REQUIRED TASK: In the entries below, find the line containing "Generate a Python" and the line containing "plt.rcParams['mathtext.rm'] = 'Liberation". Copy those two lines and everything between them exactly, without the pictures.

————

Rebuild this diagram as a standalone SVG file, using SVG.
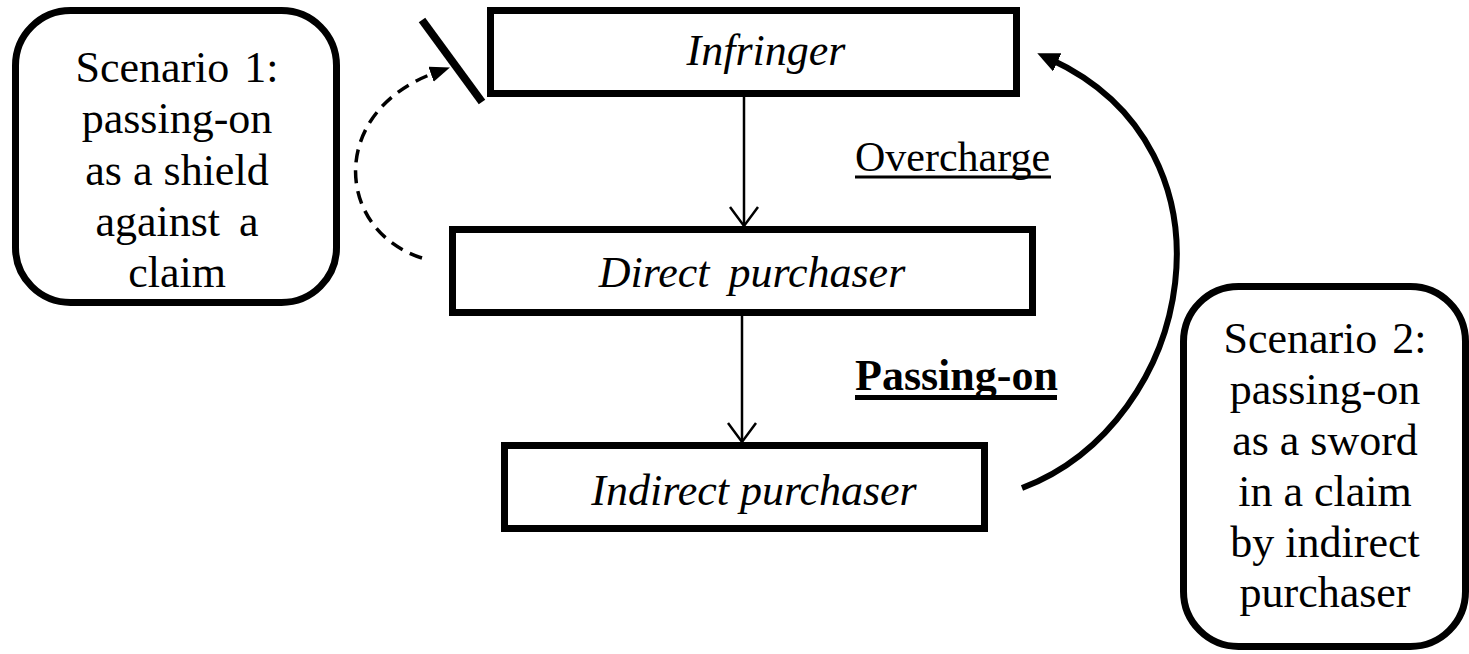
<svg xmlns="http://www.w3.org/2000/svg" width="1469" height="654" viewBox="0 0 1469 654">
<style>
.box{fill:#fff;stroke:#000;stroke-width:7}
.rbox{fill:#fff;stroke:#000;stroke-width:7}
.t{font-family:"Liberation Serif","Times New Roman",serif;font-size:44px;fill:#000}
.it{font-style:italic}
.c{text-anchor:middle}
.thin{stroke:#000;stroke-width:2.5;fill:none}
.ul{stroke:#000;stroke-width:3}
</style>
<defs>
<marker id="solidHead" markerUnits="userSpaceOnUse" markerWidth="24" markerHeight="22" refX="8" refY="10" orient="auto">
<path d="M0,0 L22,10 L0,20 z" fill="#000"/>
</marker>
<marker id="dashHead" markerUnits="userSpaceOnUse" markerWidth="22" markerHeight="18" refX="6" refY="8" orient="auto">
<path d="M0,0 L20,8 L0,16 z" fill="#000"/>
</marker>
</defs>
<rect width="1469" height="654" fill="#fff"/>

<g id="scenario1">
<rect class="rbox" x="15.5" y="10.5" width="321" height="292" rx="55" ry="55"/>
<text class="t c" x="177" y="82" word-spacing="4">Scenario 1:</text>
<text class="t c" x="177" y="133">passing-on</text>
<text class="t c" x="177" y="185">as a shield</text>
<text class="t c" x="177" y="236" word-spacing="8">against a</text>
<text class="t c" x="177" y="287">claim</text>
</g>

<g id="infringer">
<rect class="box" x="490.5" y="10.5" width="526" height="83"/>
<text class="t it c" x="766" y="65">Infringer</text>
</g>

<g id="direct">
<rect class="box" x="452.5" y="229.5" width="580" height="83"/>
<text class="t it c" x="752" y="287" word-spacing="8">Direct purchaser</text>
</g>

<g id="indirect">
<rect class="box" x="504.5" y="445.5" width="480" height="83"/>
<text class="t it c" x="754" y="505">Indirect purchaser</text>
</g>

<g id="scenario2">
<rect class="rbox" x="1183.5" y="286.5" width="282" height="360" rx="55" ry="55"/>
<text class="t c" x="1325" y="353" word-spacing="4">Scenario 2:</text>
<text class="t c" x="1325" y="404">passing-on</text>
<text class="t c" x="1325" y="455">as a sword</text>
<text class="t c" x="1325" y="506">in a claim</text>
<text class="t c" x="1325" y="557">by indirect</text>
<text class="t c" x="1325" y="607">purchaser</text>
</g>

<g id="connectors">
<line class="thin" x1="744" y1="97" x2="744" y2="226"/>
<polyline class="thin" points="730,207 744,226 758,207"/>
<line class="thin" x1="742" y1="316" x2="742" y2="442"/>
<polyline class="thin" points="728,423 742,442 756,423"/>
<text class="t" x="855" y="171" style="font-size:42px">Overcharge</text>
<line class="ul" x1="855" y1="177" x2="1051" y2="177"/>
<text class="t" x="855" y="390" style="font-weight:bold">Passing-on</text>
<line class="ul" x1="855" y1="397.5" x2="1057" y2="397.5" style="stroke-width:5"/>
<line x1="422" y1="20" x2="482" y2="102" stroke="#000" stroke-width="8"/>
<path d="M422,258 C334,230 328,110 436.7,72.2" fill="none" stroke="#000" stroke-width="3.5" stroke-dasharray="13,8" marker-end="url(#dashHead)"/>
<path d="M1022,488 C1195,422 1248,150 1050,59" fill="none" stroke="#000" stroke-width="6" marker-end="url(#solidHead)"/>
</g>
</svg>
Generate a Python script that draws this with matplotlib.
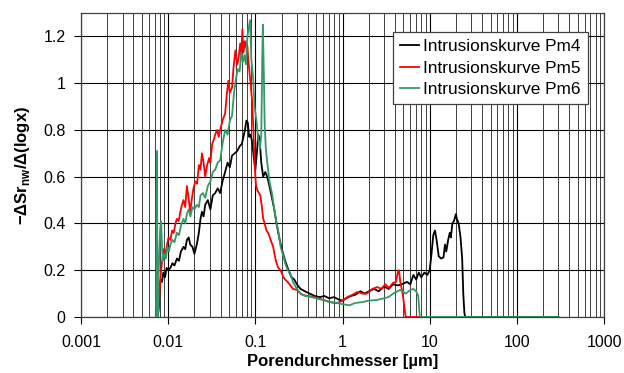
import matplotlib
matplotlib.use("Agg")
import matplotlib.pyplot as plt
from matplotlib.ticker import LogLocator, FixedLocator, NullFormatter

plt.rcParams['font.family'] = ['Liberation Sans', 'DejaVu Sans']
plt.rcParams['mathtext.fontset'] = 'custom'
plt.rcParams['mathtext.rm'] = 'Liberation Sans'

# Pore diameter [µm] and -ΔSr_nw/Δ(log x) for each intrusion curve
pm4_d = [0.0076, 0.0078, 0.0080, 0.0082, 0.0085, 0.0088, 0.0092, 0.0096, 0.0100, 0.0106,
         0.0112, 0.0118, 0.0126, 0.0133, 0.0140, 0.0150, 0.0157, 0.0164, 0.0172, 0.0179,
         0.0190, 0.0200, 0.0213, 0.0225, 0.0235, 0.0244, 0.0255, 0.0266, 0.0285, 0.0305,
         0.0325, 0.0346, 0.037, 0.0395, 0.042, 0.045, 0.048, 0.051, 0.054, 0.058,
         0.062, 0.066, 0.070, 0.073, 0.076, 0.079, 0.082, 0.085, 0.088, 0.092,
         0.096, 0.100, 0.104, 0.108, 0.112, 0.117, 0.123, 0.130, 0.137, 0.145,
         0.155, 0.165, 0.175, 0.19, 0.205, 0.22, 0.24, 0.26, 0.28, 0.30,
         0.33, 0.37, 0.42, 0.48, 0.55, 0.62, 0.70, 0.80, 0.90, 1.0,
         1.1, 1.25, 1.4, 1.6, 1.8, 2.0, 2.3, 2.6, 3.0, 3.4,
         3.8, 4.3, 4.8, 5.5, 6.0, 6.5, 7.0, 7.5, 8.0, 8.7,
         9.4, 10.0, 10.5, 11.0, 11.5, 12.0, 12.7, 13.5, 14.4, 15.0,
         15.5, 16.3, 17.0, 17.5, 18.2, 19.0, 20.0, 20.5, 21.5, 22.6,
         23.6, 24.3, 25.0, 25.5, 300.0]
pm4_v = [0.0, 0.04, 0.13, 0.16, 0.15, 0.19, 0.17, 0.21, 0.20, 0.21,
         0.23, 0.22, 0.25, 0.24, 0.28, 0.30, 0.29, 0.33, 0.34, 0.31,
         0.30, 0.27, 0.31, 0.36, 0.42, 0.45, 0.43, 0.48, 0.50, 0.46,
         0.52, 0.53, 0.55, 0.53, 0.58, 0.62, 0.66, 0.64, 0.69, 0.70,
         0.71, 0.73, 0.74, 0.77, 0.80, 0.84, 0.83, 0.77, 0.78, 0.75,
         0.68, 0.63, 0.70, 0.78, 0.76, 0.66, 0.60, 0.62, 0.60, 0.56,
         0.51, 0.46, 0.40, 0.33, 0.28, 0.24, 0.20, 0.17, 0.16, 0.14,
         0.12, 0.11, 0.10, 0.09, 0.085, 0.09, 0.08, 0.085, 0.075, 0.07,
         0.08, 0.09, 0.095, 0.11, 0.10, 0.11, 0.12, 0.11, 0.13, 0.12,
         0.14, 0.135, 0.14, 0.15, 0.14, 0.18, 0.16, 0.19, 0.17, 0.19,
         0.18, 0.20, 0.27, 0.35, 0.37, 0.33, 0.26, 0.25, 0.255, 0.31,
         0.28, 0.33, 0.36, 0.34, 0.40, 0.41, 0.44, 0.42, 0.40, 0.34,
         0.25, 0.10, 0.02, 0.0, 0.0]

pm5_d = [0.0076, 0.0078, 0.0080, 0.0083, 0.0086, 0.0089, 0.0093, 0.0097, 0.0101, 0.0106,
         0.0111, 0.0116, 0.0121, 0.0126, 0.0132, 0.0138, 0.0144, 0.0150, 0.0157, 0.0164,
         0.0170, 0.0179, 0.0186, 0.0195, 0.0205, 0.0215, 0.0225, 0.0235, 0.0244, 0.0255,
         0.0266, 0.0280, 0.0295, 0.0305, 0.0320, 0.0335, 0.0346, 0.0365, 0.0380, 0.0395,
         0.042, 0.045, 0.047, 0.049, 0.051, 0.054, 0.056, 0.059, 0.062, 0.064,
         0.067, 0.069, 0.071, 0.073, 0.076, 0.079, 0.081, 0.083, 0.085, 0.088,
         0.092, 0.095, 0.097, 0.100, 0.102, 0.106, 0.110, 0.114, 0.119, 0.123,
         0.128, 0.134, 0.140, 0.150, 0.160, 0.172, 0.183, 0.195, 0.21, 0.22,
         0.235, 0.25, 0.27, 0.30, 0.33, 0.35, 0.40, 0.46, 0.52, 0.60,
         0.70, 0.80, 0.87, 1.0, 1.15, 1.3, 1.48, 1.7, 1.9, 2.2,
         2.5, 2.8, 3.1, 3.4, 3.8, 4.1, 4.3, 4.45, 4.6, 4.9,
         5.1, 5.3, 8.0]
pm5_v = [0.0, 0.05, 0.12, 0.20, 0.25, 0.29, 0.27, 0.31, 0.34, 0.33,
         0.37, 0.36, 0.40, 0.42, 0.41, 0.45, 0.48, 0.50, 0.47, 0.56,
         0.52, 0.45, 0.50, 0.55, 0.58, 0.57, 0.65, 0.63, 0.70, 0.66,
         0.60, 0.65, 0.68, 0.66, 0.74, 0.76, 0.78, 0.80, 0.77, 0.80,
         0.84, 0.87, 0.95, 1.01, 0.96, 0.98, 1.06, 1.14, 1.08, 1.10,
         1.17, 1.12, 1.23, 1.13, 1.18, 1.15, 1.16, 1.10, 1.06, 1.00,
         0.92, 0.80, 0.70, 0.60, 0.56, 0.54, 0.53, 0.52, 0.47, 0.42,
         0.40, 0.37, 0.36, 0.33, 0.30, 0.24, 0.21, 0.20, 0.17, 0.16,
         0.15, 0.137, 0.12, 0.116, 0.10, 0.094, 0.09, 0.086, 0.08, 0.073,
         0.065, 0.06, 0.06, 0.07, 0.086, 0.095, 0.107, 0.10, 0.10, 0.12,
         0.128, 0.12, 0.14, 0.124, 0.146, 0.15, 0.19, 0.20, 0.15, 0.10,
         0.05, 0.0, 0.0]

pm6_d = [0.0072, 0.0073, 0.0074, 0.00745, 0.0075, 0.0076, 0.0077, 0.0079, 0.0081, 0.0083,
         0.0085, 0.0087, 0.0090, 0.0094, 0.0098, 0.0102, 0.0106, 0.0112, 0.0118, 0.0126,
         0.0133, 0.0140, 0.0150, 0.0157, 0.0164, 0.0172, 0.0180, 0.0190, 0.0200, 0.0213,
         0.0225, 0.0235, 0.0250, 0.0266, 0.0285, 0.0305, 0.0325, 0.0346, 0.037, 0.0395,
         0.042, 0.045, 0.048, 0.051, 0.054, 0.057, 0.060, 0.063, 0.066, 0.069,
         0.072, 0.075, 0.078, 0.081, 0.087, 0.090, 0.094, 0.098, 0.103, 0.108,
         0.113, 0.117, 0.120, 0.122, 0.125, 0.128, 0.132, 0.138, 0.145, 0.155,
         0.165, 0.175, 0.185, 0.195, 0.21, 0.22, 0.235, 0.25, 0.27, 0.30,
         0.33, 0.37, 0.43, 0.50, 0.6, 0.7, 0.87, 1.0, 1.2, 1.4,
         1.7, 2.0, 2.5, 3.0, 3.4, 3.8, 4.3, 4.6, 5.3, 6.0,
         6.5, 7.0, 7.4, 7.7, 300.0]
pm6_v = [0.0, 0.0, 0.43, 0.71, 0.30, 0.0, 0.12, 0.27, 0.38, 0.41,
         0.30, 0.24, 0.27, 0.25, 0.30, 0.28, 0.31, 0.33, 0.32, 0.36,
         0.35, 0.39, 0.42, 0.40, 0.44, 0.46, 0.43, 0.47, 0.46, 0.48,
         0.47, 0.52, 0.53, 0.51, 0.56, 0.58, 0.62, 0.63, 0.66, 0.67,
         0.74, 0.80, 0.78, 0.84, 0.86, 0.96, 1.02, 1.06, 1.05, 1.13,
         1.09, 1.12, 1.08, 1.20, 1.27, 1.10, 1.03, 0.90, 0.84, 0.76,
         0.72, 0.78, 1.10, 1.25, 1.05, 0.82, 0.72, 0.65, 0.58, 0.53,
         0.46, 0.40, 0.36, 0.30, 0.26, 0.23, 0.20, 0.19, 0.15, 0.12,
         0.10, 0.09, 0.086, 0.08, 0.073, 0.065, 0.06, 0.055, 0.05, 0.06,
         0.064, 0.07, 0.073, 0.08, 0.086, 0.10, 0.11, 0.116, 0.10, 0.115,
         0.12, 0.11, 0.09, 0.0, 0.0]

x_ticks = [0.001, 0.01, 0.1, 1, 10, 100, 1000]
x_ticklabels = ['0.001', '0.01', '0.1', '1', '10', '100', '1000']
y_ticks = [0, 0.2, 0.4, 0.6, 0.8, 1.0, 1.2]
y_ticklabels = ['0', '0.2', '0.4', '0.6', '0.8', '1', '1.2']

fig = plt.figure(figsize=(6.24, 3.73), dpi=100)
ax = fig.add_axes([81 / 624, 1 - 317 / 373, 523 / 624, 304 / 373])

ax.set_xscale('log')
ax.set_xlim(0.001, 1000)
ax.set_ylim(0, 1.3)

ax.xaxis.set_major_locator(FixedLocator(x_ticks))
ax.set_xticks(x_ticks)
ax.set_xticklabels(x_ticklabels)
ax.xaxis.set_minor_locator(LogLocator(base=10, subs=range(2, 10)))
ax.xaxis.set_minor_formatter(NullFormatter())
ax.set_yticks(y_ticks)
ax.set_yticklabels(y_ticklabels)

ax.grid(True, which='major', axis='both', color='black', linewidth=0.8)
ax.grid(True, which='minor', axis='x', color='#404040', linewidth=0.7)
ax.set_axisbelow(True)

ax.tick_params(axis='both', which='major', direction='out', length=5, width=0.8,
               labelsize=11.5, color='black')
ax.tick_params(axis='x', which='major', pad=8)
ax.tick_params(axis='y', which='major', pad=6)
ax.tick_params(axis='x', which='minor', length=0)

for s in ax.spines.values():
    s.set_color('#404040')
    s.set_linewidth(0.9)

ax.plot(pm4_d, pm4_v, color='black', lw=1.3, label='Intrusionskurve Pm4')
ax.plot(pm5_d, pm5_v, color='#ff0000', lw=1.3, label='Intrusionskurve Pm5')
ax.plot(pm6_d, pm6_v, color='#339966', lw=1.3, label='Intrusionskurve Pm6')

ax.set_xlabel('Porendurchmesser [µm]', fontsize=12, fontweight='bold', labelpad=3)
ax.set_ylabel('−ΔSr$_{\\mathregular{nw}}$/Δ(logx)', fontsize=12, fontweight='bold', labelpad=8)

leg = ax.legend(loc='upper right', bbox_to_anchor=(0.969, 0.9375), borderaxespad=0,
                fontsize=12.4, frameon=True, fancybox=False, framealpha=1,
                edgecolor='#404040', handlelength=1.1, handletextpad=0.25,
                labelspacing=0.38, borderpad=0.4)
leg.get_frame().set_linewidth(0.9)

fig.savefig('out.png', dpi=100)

————

EXPECTED ANSWER:
Generate a Python script that draws this with matplotlib.
import matplotlib
matplotlib.use("Agg")
import matplotlib.pyplot as plt
from matplotlib.ticker import LogLocator, FixedLocator, NullFormatter

plt.rcParams['font.family'] = ['Liberation Sans', 'DejaVu Sans']
plt.rcParams['mathtext.fontset'] = 'custom'
plt.rcParams['mathtext.rm'] = 'Liberation Sans'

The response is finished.